TASK REQUIREMENTS: From the listing below, output the lines between the one with "Recreate this image" and the one with "from matplotlib.lines import Line2D", including those two, and nothing else. Pictures are not copied.

# start of DATA SUPPLIED

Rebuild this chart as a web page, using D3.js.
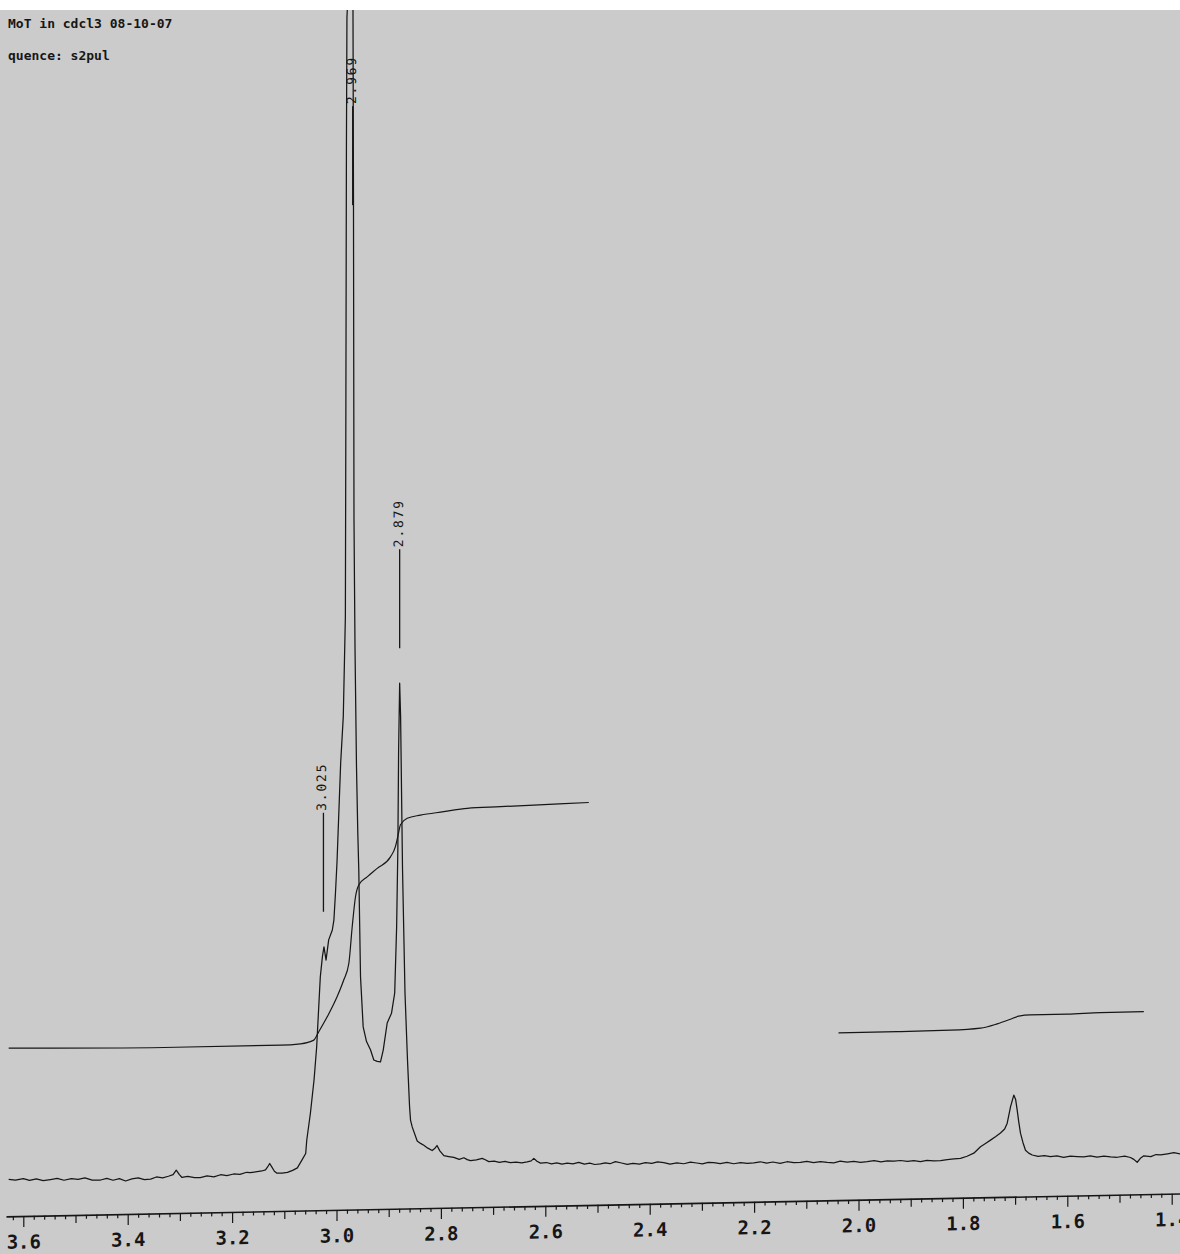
<!DOCTYPE html>
<html>
<head>
<meta charset="utf-8">
<script src="https://cdn.jsdelivr.net/npm/d3@7"></script>
<style>
  html, body { margin: 0; padding: 0; background: #fff; }
  svg { display: block; }
</style>
</head>
<body>
<script>
// 1H NMR trace, chemical shift (ppm) against relative intensity
const shiftPpm = [
  3.628, 3.615, 3.600, 3.588, 3.575, 3.562, 3.548, 3.535, 3.522, 3.508,
  3.495, 3.482, 3.468, 3.452, 3.440, 3.428, 3.416, 3.404, 3.392, 3.380,
  3.368, 3.356, 3.345, 3.333, 3.322, 3.313, 3.307, 3.301, 3.296, 3.285,
  3.272, 3.261, 3.248, 3.235, 3.222, 3.210, 3.197, 3.185, 3.172, 3.165,
  3.152, 3.143, 3.136, 3.132, 3.128, 3.124, 3.119, 3.114, 3.104, 3.094,
  3.084, 3.075, 3.066, 3.059, 3.057, 3.050, 3.043, 3.038, 3.034, 3.031,
  3.027, 3.024, 3.020, 3.015, 3.008, 3.005, 3.002, 2.999, 2.992, 2.987,
  2.983, 2.982, 2.981, 2.980, 2.969, 2.9675, 2.9665, 2.9655, 2.9645, 2.9617,
  2.9592, 2.9573, 2.954, 2.9489, 2.9425, 2.9349, 2.9285, 2.922, 2.9157, 2.9105,
  2.9029, 2.8946, 2.8885, 2.8848, 2.8825, 2.881, 2.879, 2.8772, 2.8748, 2.8735,
  2.8688, 2.864, 2.860, 2.8582, 2.855, 2.8454, 2.839, 2.8328, 2.825, 2.8167,
  2.812, 2.8075, 2.802, 2.7944, 2.785, 2.7753, 2.765, 2.756, 2.7496, 2.7433,
  2.732, 2.7209, 2.715, 2.7082, 2.698, 2.688, 2.677, 2.6667, 2.656, 2.645,
  2.6347, 2.627, 2.622, 2.616, 2.6092, 2.598, 2.588, 2.578, 2.568, 2.558,
  2.547, 2.536, 2.525, 2.515, 2.505, 2.4943, 2.485, 2.476, 2.4655, 2.454,
  2.4431, 2.432, 2.420, 2.408, 2.396, 2.385, 2.373, 2.361, 2.348, 2.3347,
  2.322, 2.310, 2.299, 2.288, 2.2772, 2.265, 2.252, 2.2389, 2.226, 2.213,
  2.2006, 2.188, 2.176, 2.164, 2.150, 2.137, 2.124, 2.1111, 2.099, 2.086,
  2.073, 2.060, 2.0473, 2.035, 2.022, 2.009, 1.996, 1.9833, 1.970, 1.957,
  1.945, 1.932, 1.9195, 1.906, 1.894, 1.8812, 1.869, 1.856, 1.8429, 1.830,
  1.817, 1.8046, 1.792, 1.7791, 1.7663, 1.756, 1.7471, 1.737, 1.728, 1.720,
  1.7151, 1.7088, 1.7025, 1.699, 1.696, 1.693, 1.6897, 1.685, 1.6801, 1.674,
  1.6672, 1.656, 1.644, 1.6322, 1.620, 1.607, 1.594, 1.581, 1.5684, 1.556,
  1.543, 1.530, 1.517, 1.5044, 1.490, 1.479, 1.4726, 1.4661, 1.460, 1.4534,
  1.440, 1.430, 1.4215, 1.408, 1.396, 1.383
];
const intensity = [
  0.3, 0.1, 0.4, 0.0, 0.3, -0.1, 0.1, 0.3, -0.1, 0.2,
  0.0, 0.3, -0.2, -0.2, 0.1, -0.3, 0.0, -0.5, -0.1, 0.1,
  -0.3, -0.2, 0.2, 0.0, 0.3, 0.6, 1.5, 0.6, 0.0, 0.2,
  -0.1, -0.1, 0.2, 0.0, 0.4, 0.2, 0.5, 0.4, 0.8, 0.7,
  0.9, 1.0, 1.2, 1.8, 2.5, 1.8, 0.9, 0.5, 0.5, 0.6,
  1.0, 1.5, 3.1, 4.4, 7.1, 12.6, 19.4, 26.1, 34.3, 40.4,
  44.5, 46.5, 43.8, 47.9, 49.9, 51.9, 57.4, 63.8, 84.0, 93.4,
  113.8, 158, 209, 236, 262, 200, 134, 120, 107, 83.1,
  69.6, 62.0, 40.3, 30.0, 27.0, 25.3, 23.2, 22.9, 22.8, 25.2,
  30.7, 32.7, 36.8, 50.3, 66.0, 86.4, 100, 93.2, 72.8, 61.9,
  36.8, 23.1, 13.5, 10.8, 9.4, 6.5, 6.0, 5.6, 5.0, 4.5,
  4.9, 5.5, 4.4, 3.4, 3.2, 3.0, 2.6, 2.9, 2.5, 2.3,
  2.4, 2.7, 2.4, 2.0, 2.1, 1.8, 2.0, 1.7, 1.8, 1.6,
  1.8, 2.0, 2.5, 1.9, 1.5, 1.6, 1.3, 1.5, 1.2, 1.4,
  1.2, 1.5, 1.1, 1.3, 1.0, 1.1, 1.3, 1.1, 1.5, 1.2,
  0.9, 1.1, 0.9, 1.2, 1.0, 1.3, 1.1, 0.8, 1.0, 0.8,
  1.1, 0.9, 0.7, 1.0, 0.9, 0.7, 0.9, 0.6, 0.8, 0.6,
  0.7, 0.9, 0.6, 0.8, 0.5, 0.8, 0.6, 0.6, 0.8, 0.5,
  0.7, 0.5, 0.4, 0.7, 0.5, 0.6, 0.4, 0.5, 0.7, 0.4,
  0.6, 0.5, 0.6, 0.4, 0.5, 0.3, 0.5, 0.4, 0.4, 0.6,
  0.7, 0.8, 1.2, 1.8, 3.1, 3.8, 4.4, 5.1, 5.8, 6.6,
  7.8, 11.1, 13.5, 12.6, 10.4, 8.0, 5.7, 3.8, 2.2, 1.6,
  1.2, 0.9, 1.0, 0.8, 0.9, 0.6, 0.8, 0.7, 0.6, 0.8,
  0.5, 0.7, 0.5, 0.4, 0.6, 0.3, -0.1, -0.7, 0.1, 0.6,
  0.4, 0.8, 0.7, 0.9, 1.1, 0.8
];

// integral traces
const integralOnePpm = [
  3.628, 3.308, 3.107, 3.069, 3.0435, 3.0339, 3.0178, 2.9987, 2.986, 2.9764,
  2.9699, 2.9636, 2.9573, 2.9412, 2.922, 2.8966, 2.887, 2.8826, 2.8774, 2.8646,
  2.8391, 2.7944, 2.7496, 2.6858, 2.622, 2.5167
];
const integralOneValue = [
  27.1, 26.6, 26.6, 26.8, 27.5, 29.2, 32.2, 36.3, 39.7, 43.0,
  50.5, 56.6, 59.0, 60.6, 62.3, 64.6, 66.7, 68.7, 71.1, 72.4,
  73.0, 73.6, 74.2, 74.4, 74.6, 74.9
];
const integralTwoPpm = [
  2.0383, 1.9195, 1.8238, 1.7663, 1.7343, 1.7088, 1.6929, 1.6705, 1.6002, 1.5364, 1.4534
];
const integralTwoValue = [
  26.9, 26.9, 27.0, 27.3, 28.1, 29.0, 29.6, 29.8, 29.8, 30.0, 30.0
];

// picked peaks
const peakShifts = [3.025, 2.969, 2.879];
const peakLabels = ["3.025", "2.969", "2.879"];

// labelled axis ticks
const tickLabelValues = [3.6, 3.4, 3.2, 3.0, 2.8, 2.6, 2.4, 2.2, 2.0, 1.8, 1.6, 1.4];

const headerLines = ["MoT in cdcl3 08-10-07", "quence: s2pul"];

const W = 1180, H = 1254;
const ink = "#161616";
const mono = "'DejaVu Sans Mono', 'Liberation Mono', monospace";

const svg = d3.select("body").append("svg")
  .attr("width", W).attr("height", H);

svg.append("rect").attr("width", W).attr("height", H).attr("fill", "#cbcbcb");

const pxPerPpm = 522;
const x = d3.scaleLinear().domain([3.0, 2.0]).range([336.5, 336.5 + pxPerPpm]);
const y = d3.scaleLinear().domain([0, 100]).range([1181, 691]);

// the plotted sheet runs slightly uphill to the right
const plot = svg.append("g").attr("transform", "matrix(1,-0.0195,0,1,0,0)");

const toPoints = (ps, vs) => ps.map((p, i) => ({ ppm: p, v: vs[i] }));
const line = d3.line().x(d => x(d.ppm)).y(d => y(d.v));

plot.append("path")
  .datum(toPoints(shiftPpm, intensity))
  .attr("d", line)
  .attr("fill", "none").attr("stroke", ink)
  .attr("stroke-width", 1.25).attr("stroke-linejoin", "round");

[[integralOnePpm, integralOneValue], [integralTwoPpm, integralTwoValue]].forEach(([ps, vs]) => {
  plot.append("path")
    .datum(toPoints(ps, vs))
    .attr("d", line.curve(d3.curveMonotoneX))
    .attr("fill", "none").attr("stroke", ink)
    .attr("stroke-width", 1.2);
  line.curve(d3.curveLinear);
});

// peak markers: vertical tick above each peak with its rotated shift label
const spectrum = toPoints(shiftPpm, intensity);
peakShifts.forEach((s, i) => {
  const near = spectrum.filter(d => Math.abs(d.ppm - s) <= 0.004);
  const h = d3.max(near, d => d.v);
  const bottom = Math.max(y(h) - 35, 212);
  const top = bottom - 99;
  const px = x(s);
  plot.append("line")
    .attr("x1", px).attr("x2", px).attr("y1", top).attr("y2", bottom)
    .attr("stroke", ink).attr("stroke-width", 1.3);
  plot.append("g")
    .attr("transform", `translate(${px},${top}) rotate(-90)`)
    .append("text")
    .attr("x", 2).attr("y", 3)
    .attr("font-family", mono).attr("font-size", 13)
    .attr("letter-spacing", 1.8)
    .attr("fill", ink)
    .text(peakLabels[i]);
});

// ppm axis
const axisY = 1216.5;
const axisScale = x.copy().domain([x.invert(6), x.invert(1184)]).range([6, 1184]);
const allTicks = d3.range(69, 182).map(i => +(i * 0.02).toFixed(2));
const isMult = (v, step) => Math.abs(v / step - Math.round(v / step)) < 1e-6;
const minorTicks = allTicks.filter(v => !isMult(v, 0.1));
const midTicks = d3.range(14, 37).map(i => +(i * 0.1).toFixed(1)).filter(v => !isMult(v, 0.2));

const axisG = plot.append("g").attr("transform", `translate(0,${axisY})`);
axisG.append("g")
  .call(d3.axisBottom(axisScale).tickValues(minorTicks).tickSize(4).tickSizeOuter(0).tickFormat(""));
axisG.append("g")
  .call(d3.axisBottom(axisScale).tickValues(midTicks).tickSize(8).tickSizeOuter(0).tickFormat(""))
  .call(g => g.select(".domain").remove());
axisG.append("g")
  .call(d3.axisBottom(axisScale).tickValues(tickLabelValues).tickSize(11).tickSizeOuter(0)
    .tickFormat(d3.format(".1f")))
  .call(g => g.select(".domain").remove());

axisG.selectAll(".domain").attr("stroke", ink).attr("stroke-width", 1.6);
axisG.selectAll(".tick line").attr("stroke", ink).attr("stroke-width", 1.2);
axisG.selectAll(".tick text")
  .attr("y", 19).attr("dy", "0.71em")
  .attr("font-family", mono).attr("font-weight", "bold")
  .attr("font-size", 19).attr("fill", ink);

// blank strip along the top edge
svg.append("rect").attr("width", W).attr("height", 10).attr("fill", "#ffffff");

// run header
svg.selectAll("text.header")
  .data(headerLines)
  .enter().append("text")
  .attr("class", "header")
  .attr("x", 8)
  .attr("y", (d, i) => i === 0 ? 28.3 : 60)
  .attr("font-family", mono).attr("font-weight", "bold")
  .attr("font-size", 13).attr("fill", ink)
  .text(d => d);
</script>
</body>
</html>
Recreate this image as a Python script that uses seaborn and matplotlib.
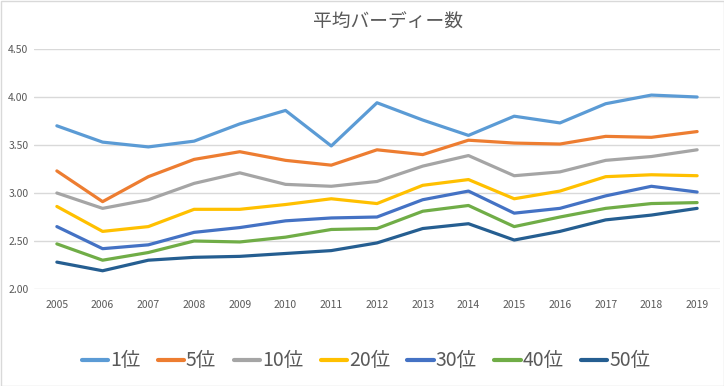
import matplotlib
matplotlib.use("Agg")
import matplotlib.pyplot as plt
import seaborn as sns
import pandas as pd
from matplotlib.lines import Line2D

years = [str(y) for y in range(2005, 2020)]
series_names = ["1位", "5位", "10位", "20位", "30位", "40位", "50位"]
v1 = [3.70, 3.53, 3.48, 3.54, 3.72, 3.86, 3.49, 3.94, 3.76, 3.60, 3.80, 3.73, 3.93, 4.02, 4.00]
v5 = [3.23, 2.91, 3.17, 3.35, 3.43, 3.34, 3.29, 3.45, 3.40, 3.55, 3.52, 3.51, 3.59, 3.58, 3.64]
v10 = [3.00, 2.84, 2.93, 3.10, 3.21, 3.09, 3.07, 3.12, 3.28, 3.39, 3.18, 3.22, 3.34, 3.38, 3.45]
v20 = [2.86, 2.60, 2.65, 2.83, 2.83, 2.88, 2.94, 2.89, 3.08, 3.14, 2.94, 3.02, 3.17, 3.19, 3.18]
v30 = [2.65, 2.42, 2.46, 2.59, 2.64, 2.71, 2.74, 2.75, 2.93, 3.02, 2.79, 2.84, 2.97, 3.07, 3.01]
v40 = [2.47, 2.30, 2.38, 2.50, 2.49, 2.54, 2.62, 2.63, 2.81, 2.87, 2.65, 2.75, 2.84, 2.89, 2.90]
v50 = [2.28, 2.19, 2.30, 2.33, 2.34, 2.37, 2.40, 2.48, 2.63, 2.68, 2.51, 2.60, 2.72, 2.77, 2.84]
values = [v1, v5, v10, v20, v30, v40, v50]
colors = ["#5B9BD5", "#ED7D31", "#A5A5A5", "#FFC000", "#4472C4", "#70AD47", "#255E91"]
yticks = [2.00, 2.50, 3.00, 3.50, 4.00, 4.50]

rows = []
for name, vals in zip(series_names, values):
    for i, (yr, v) in enumerate(zip(years, vals)):
        rows.append({"idx": i, "year": yr, "value": v, "series": name})
df = pd.DataFrame(rows)

sns.set_style("white")
plt.rcParams["font.family"] = ["Noto Sans CJK JP", "DejaVu Sans"]

fig = plt.figure(figsize=(7.24, 3.86), dpi=100)
ax = fig.add_axes([34 / 724, 1 - 289 / 386, (720 - 34) / 724, (289 - 49) / 386])

sns.lineplot(data=df, x="idx", y="value", hue="series", hue_order=series_names,
             palette=colors, linewidth=2.3, ax=ax, legend=False)

ax.set_xlim(-0.5, len(years) - 0.5)
ax.set_ylim(2.0, 4.5)
ax.set_xticks(range(len(years)))
ax.set_xticklabels(years)
ax.set_yticks(yticks)
ax.set_yticklabels([f"{t:.2f}" for t in yticks])
ax.tick_params(axis="both", length=0, labelsize=7.5, colors="#595959")
ax.tick_params(axis="x", pad=8)
ax.tick_params(axis="y", pad=4)
ax.grid(axis="y", color="#D9D9D9", linewidth=1)
ax.set_axisbelow(True)
for s in ax.spines.values():
    s.set_visible(False)
ax.set_xlabel("")
ax.set_ylabel("")

fig.text(388 / 724, 1 - 22 / 386, "平均バーディー数", ha="center", va="center",
         fontsize=13.5, color="#595959")

handles = [Line2D([0], [0], color=c, linewidth=3) for c in colors]
fig.legend(handles, series_names, loc="center", bbox_to_anchor=(366 / 724, 1 - 361 / 386),
           ncol=7, frameon=False, fontsize=14, handlelength=1.35, handletextpad=0.1,
           columnspacing=0.9, labelcolor="#595959")

border = plt.Rectangle((0.5 / 724, 0.5 / 386), 1 - 1 / 724, 1 - 1 / 386, transform=fig.transFigure,
                       fill=False, edgecolor="#D9D9D9", linewidth=1)
fig.patches.append(border)

fig.savefig("out.png", dpi=100)
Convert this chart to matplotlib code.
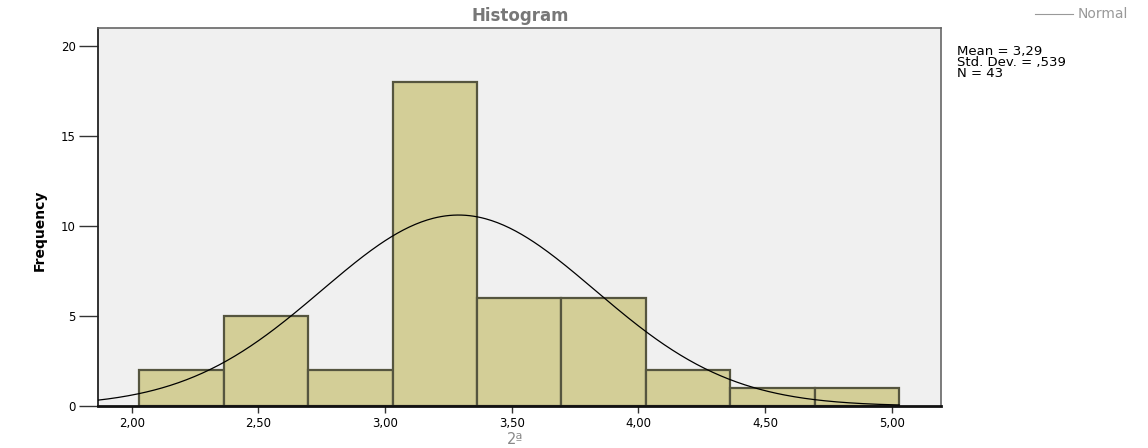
import numpy as np
import matplotlib
matplotlib.use("Agg")
import matplotlib.pyplot as plt

# data
bin_start = 2.03
bin_width = 1/3
counts = [2, 5, 2, 18, 6, 6, 2, 1, 1]
mean = 3.29
std = 0.539
n = 43
xticks = [2.0, 2.5, 3.0, 3.5, 4.0, 4.5, 5.0]
xtick_labels = ["2,00", "2,50", "3,00", "3,50", "4,00", "4,50", "5,00"]
yticks = [0, 5, 10, 15, 20]
ytick_labels = ["0", "5", "10", "15", "20"]

W, H = 1148, 448
fig = plt.figure(figsize=(W/100, H/100), dpi=100)
L, R, T, B = 98, 941, 28, 406
ax = fig.add_axes([L/W, 1-B/H, (R-L)/W, (B-T)/H])
ax.set_facecolor("#F0F0F0")

edges = [bin_start + i*bin_width for i in range(len(counts))]
ax.bar(edges, counts, width=bin_width, align="edge", color="#D3CE97",
       edgecolor="#55553F", linewidth=1.6, zorder=2)

x0, x1 = 1.867, 5.195
xs = np.linspace(x0, bin_start + len(counts)*bin_width, 400)
ys = n*bin_width/(std*np.sqrt(2*np.pi))*np.exp(-0.5*((xs-mean)/std)**2)
ax.plot(xs, ys, color="black", linewidth=0.9, zorder=3)

ax.set_xlim(x0, x1)
ax.set_ylim(0, 21.0)
ax.set_xticks(xticks)
ax.set_xticklabels(xtick_labels)
ax.set_yticks(yticks)
ax.set_yticklabels(ytick_labels)
ax.tick_params(axis="y", length=14, width=1.0, color="#333333", labelsize=8.5, pad=2)
ax.tick_params(axis="x", length=5, width=1.0, color="#333333", labelsize=8.5, pad=3)

for s in ["top", "right"]:
    ax.spines[s].set_color("#666666")
    ax.spines[s].set_linewidth(1.2)
ax.spines["left"].set_color("#222222")
ax.spines["left"].set_linewidth(1.3)
ax.spines["bottom"].set_color("#111111")
ax.spines["bottom"].set_linewidth(2.0)

fig.text(520/W, 1-16/H, "Histogram", ha="center", va="center", fontsize=12,
         color="#777777", fontweight="bold")
fig.add_artist(plt.Line2D([1035/W, 1073/W], [1-14/H, 1-14/H], color="#999999", linewidth=0.8))
fig.text(1078/W, 1-14/H, "Normal", ha="left", va="center", fontsize=10, color="#999999")
fig.text(957/W, 1-45/H, "Mean = 3,29\nStd. Dev. = ,539\nN = 43", ha="left", va="top",
         fontsize=9.5, color="black", linespacing=0.78)
fig.text(40/W, 1-230/H, "Frequency", rotation=90, ha="center", va="center",
         fontsize=10, fontweight="bold", family="Liberation Sans Narrow")
fig.text(515/W, 1-439/H, "2ª", ha="center", va="center", fontsize=10.5, color="#888888")

fig.savefig("out.png", dpi=100)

# end of DATA SUPPLIED

CORRECT RESPONSE:
Recreate this image as a Python script that uses seaborn and matplotlib.
import matplotlib
matplotlib.use("Agg")
import matplotlib.pyplot as plt
import seaborn as sns
import pandas as pd
from matplotlib.lines import Line2D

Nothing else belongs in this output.